What the task asks
Reproduce the listing below in full and without alteration, apart from its pictures.

Dataset section
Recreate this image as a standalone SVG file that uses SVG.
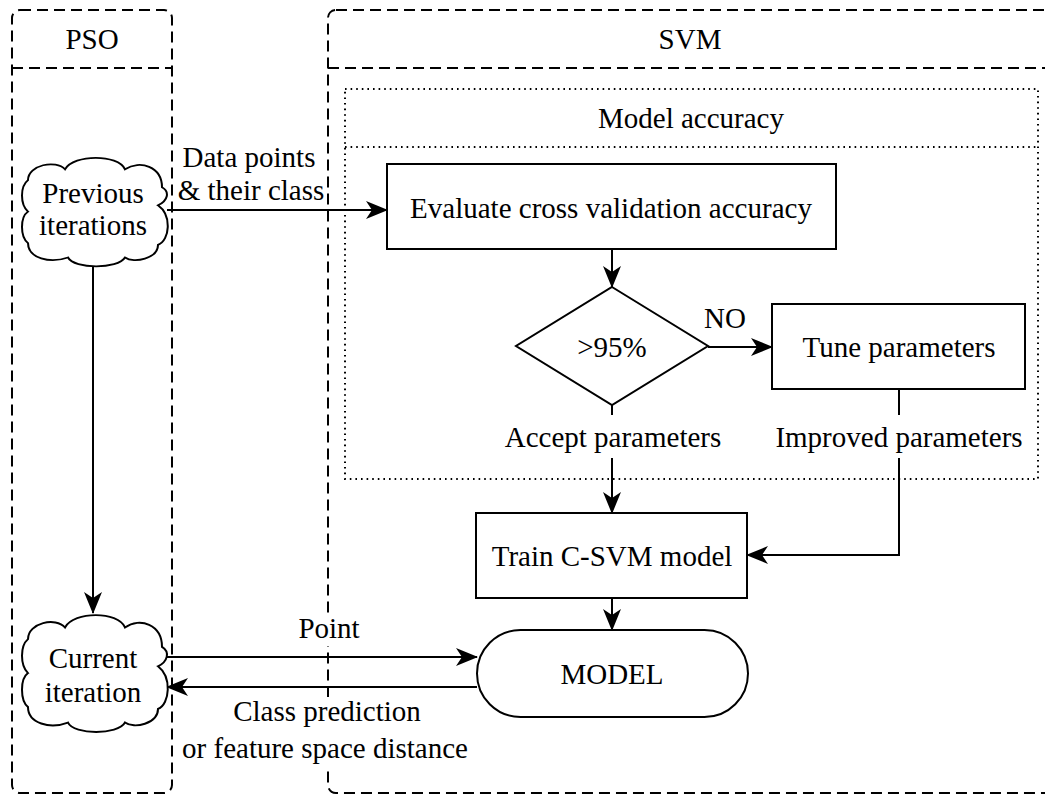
<svg xmlns="http://www.w3.org/2000/svg" width="1045" height="795" viewBox="0 0 1045 795">
  <defs>
    <marker id="arrow" markerUnits="userSpaceOnUse" markerWidth="22" markerHeight="18" viewBox="0 0 22 18" refX="21" refY="9" orient="auto">
      <path d="M0,0 L22,9 L0,18 L6,9 Z" fill="#000"/>
    </marker>
    <!-- cloud outline, 146 x 125 box -->
    <path id="cloud" d="M 6 29 C 6 12, 34 6, 43 17 C 52 0, 96 0, 103 17 C 118 6, 140 14, 140 37 C 148 42, 146 52, 136 57 C 150 68, 148 96, 136 101 C 136 116, 112 122, 103 115 C 96 128, 52 128, 46 115 C 28 122, 6 116, 6 99 C -2 92, -2 70, 6 64 C -2 56, -2 36, 6 29 Z"/>
  </defs>
  <style>
    text { font-family: "Liberation Serif", "Times New Roman", serif; font-size: 29px; fill: #000; text-anchor: middle; }
    .lane { fill: none; stroke: #000; stroke-width: 2; stroke-dasharray: 11 6; }
    .dotted { fill: none; stroke: #000; stroke-width: 2; stroke-dasharray: 1.6 4; }
    .shape { fill: #fff; stroke: #000; stroke-width: 2; }
    .cloud { fill: #fff; stroke: #000; stroke-width: 2; vector-effect: non-scaling-stroke; }
    .edge { fill: none; stroke: #000; stroke-width: 2; }
    .arrow { marker-end: url(#arrow); }
    .lblbg { fill: #fff; stroke: none; }
  </style>
  <rect width="1045" height="795" fill="#fff"/>

  <!-- swimlanes -->
  <g id="lane-pso">
    <rect class="lane" x="12" y="10" width="160" height="783" rx="8" ry="8"/>
    <line class="lane" x1="12" y1="68" x2="172" y2="68"/>
    <text x="92" y="49">PSO</text>
  </g>
  <g id="lane-svm">
    <rect class="lane" x="328" y="10" width="760" height="783" rx="8" ry="8"/>
    <line class="lane" x1="328" y1="68" x2="1088" y2="68"/>
    <text x="690" y="49">SVM</text>
  </g>
  <g id="model-accuracy">
    <rect class="dotted" x="345" y="89" width="693" height="390"/>
    <line class="dotted" x1="345" y1="147" x2="1038" y2="147"/>
    <text x="691" y="128">Model accuracy</text>
  </g>

  <!-- connectors -->
  <g id="connectors">
    <path class="edge arrow" d="M 167 210 L 387 210"/>
    <path class="edge arrow" d="M 93 267 L 93 613"/>
    <path class="edge arrow" d="M 612 249 L 612 287"/>
    <path class="edge arrow" d="M 708 347 L 772 347"/>
    <path class="edge arrow" d="M 612 405 L 612 513"/>
    <path class="edge arrow" d="M 899 389 L 899 555 L 747 555"/>
    <path class="edge arrow" d="M 612 598 L 612 630"/>
    <path class="edge arrow" d="M 167 657 L 477 657"/>
    <path class="edge arrow" d="M 477 687 L 167 687"/>

    <rect class="lblbg" x="296" y="614" width="66" height="32"/>
    <rect class="lblbg" x="177" y="697" width="298" height="70"/>
    <rect class="lblbg" x="503" y="415" width="220" height="43"/>
    <rect class="lblbg" x="772" y="415" width="254" height="43"/>

    <text x="249" y="167">Data points</text>
    <text x="251" y="200">&amp; their class</text>
    <text x="725" y="328">NO</text>
    <text x="613" y="447">Accept parameters</text>
    <text x="899" y="447">Improved parameters</text>
    <text x="329" y="638">Point</text>
    <text x="327" y="721">Class prediction</text>
    <text x="325" y="758">or feature space distance</text>
  </g>

  <!-- nodes -->
  <g id="previous-iterations">
    <use href="#cloud" class="cloud" transform="translate(22,154) scale(1,0.9)"/>
    <text x="93" y="203">Previous</text>
    <text x="93" y="235">iterations</text>
  </g>
  <g id="current-iteration">
    <use href="#cloud" class="cloud" transform="translate(22,611) scale(1,0.97)"/>
    <text x="93" y="668">Current</text>
    <text x="93" y="702">iteration</text>
  </g>
  <g id="evaluate">
    <rect class="shape" x="387" y="164" width="449" height="85"/>
    <text x="611" y="218">Evaluate cross validation accuracy</text>
  </g>
  <g id="threshold">
    <polygon class="shape" points="612,287 708,346 612,405 516,346"/>
    <text x="612" y="357">&gt;95%</text>
  </g>
  <g id="tune">
    <rect class="shape" x="772" y="304" width="253" height="85"/>
    <text x="899" y="357">Tune parameters</text>
  </g>
  <g id="train">
    <rect class="shape" x="476" y="513" width="271" height="85"/>
    <text x="612" y="566">Train C-SVM model</text>
  </g>
  <g id="model">
    <rect class="shape" x="477" y="630" width="271" height="87" rx="43.5" ry="43.5"/>
    <text x="612" y="684">MODEL</text>
  </g>
</svg>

Finished answer
Recreate this image as a standalone SVG file that uses SVG.
<svg xmlns="http://www.w3.org/2000/svg" width="1045" height="795" viewBox="0 0 1045 795">
  <defs>
    <marker id="arrow" markerUnits="userSpaceOnUse" markerWidth="22" markerHeight="18" viewBox="0 0 22 18" refX="21" refY="9" orient="auto">
      <path d="M0,0 L22,9 L0,18 L6,9 Z" fill="#000"/>
    </marker>
    <!-- cloud outline, 146 x 125 box -->
    <path id="cloud" d="M 6 29 C 6 12, 34 6, 43 17 C 52 0, 96 0, 103 17 C 118 6, 140 14, 140 37 C 148 42, 146 52, 136 57 C 150 68, 148 96, 136 101 C 136 116, 112 122, 103 115 C 96 128, 52 128, 46 115 C 28 122, 6 116, 6 99 C -2 92, -2 70, 6 64 C -2 56, -2 36, 6 29 Z"/>
  </defs>
  <style>
    text { font-family: "Liberation Serif", "Times New Roman", serif; font-size: 29px; fill: #000; text-anchor: middle; }
    .lane { fill: none; stroke: #000; stroke-width: 2; stroke-dasharray: 11 6; }
    .dotted { fill: none; stroke: #000; stroke-width: 2; stroke-dasharray: 1.6 4; }
    .shape { fill: #fff; stroke: #000; stroke-width: 2; }
    .cloud { fill: #fff; stroke: #000; stroke-width: 2; vector-effect: non-scaling-stroke; }
    .edge { fill: none; stroke: #000; stroke-width: 2; }
    .arrow { marker-end: url(#arrow); }
    .lblbg { fill: #fff; stroke: none; }
  </style>
  <rect width="1045" height="795" fill="#fff"/>

  <!-- swimlanes -->
  <g id="lane-pso">
    <rect class="lane" x="12" y="10" width="160" height="783" rx="8" ry="8"/>
    <line class="lane" x1="12" y1="68" x2="172" y2="68"/>
    <text x="92" y="49">PSO</text>
  </g>
  <g id="lane-svm">
    <rect class="lane" x="328" y="10" width="760" height="783" rx="8" ry="8"/>
    <line class="lane" x1="328" y1="68" x2="1088" y2="68"/>
    <text x="690" y="49">SVM</text>
  </g>
  <g id="model-accuracy">
    <rect class="dotted" x="345" y="89" width="693" height="390"/>
    <line class="dotted" x1="345" y1="147" x2="1038" y2="147"/>
    <text x="691" y="128">Model accuracy</text>
  </g>

  <!-- connectors -->
  <g id="connectors">
    <path class="edge arrow" d="M 167 210 L 387 210"/>
    <path class="edge arrow" d="M 93 267 L 93 613"/>
    <path class="edge arrow" d="M 612 249 L 612 287"/>
    <path class="edge arrow" d="M 708 347 L 772 347"/>
    <path class="edge arrow" d="M 612 405 L 612 513"/>
    <path class="edge arrow" d="M 899 389 L 899 555 L 747 555"/>
    <path class="edge arrow" d="M 612 598 L 612 630"/>
    <path class="edge arrow" d="M 167 657 L 477 657"/>
    <path class="edge arrow" d="M 477 687 L 167 687"/>

    <rect class="lblbg" x="296" y="614" width="66" height="32"/>
    <rect class="lblbg" x="177" y="697" width="298" height="70"/>
    <rect class="lblbg" x="503" y="415" width="220" height="43"/>
    <rect class="lblbg" x="772" y="415" width="254" height="43"/>

    <text x="249" y="167">Data points</text>
    <text x="251" y="200">&amp; their class</text>
    <text x="725" y="328">NO</text>
    <text x="613" y="447">Accept parameters</text>
    <text x="899" y="447">Improved parameters</text>
    <text x="329" y="638">Point</text>
    <text x="327" y="721">Class prediction</text>
    <text x="325" y="758">or feature space distance</text>
  </g>

  <!-- nodes -->
  <g id="previous-iterations">
    <use href="#cloud" class="cloud" transform="translate(22,154) scale(1,0.9)"/>
    <text x="93" y="203">Previous</text>
    <text x="93" y="235">iterations</text>
  </g>
  <g id="current-iteration">
    <use href="#cloud" class="cloud" transform="translate(22,611) scale(1,0.97)"/>
    <text x="93" y="668">Current</text>
    <text x="93" y="702">iteration</text>
  </g>
  <g id="evaluate">
    <rect class="shape" x="387" y="164" width="449" height="85"/>
    <text x="611" y="218">Evaluate cross validation accuracy</text>
  </g>
  <g id="threshold">
    <polygon class="shape" points="612,287 708,346 612,405 516,346"/>
    <text x="612" y="357">&gt;95%</text>
  </g>
  <g id="tune">
    <rect class="shape" x="772" y="304" width="253" height="85"/>
    <text x="899" y="357">Tune parameters</text>
  </g>
  <g id="train">
    <rect class="shape" x="476" y="513" width="271" height="85"/>
    <text x="612" y="566">Train C-SVM model</text>
  </g>
  <g id="model">
    <rect class="shape" x="477" y="630" width="271" height="87" rx="43.5" ry="43.5"/>
    <text x="612" y="684">MODEL</text>
  </g>
</svg>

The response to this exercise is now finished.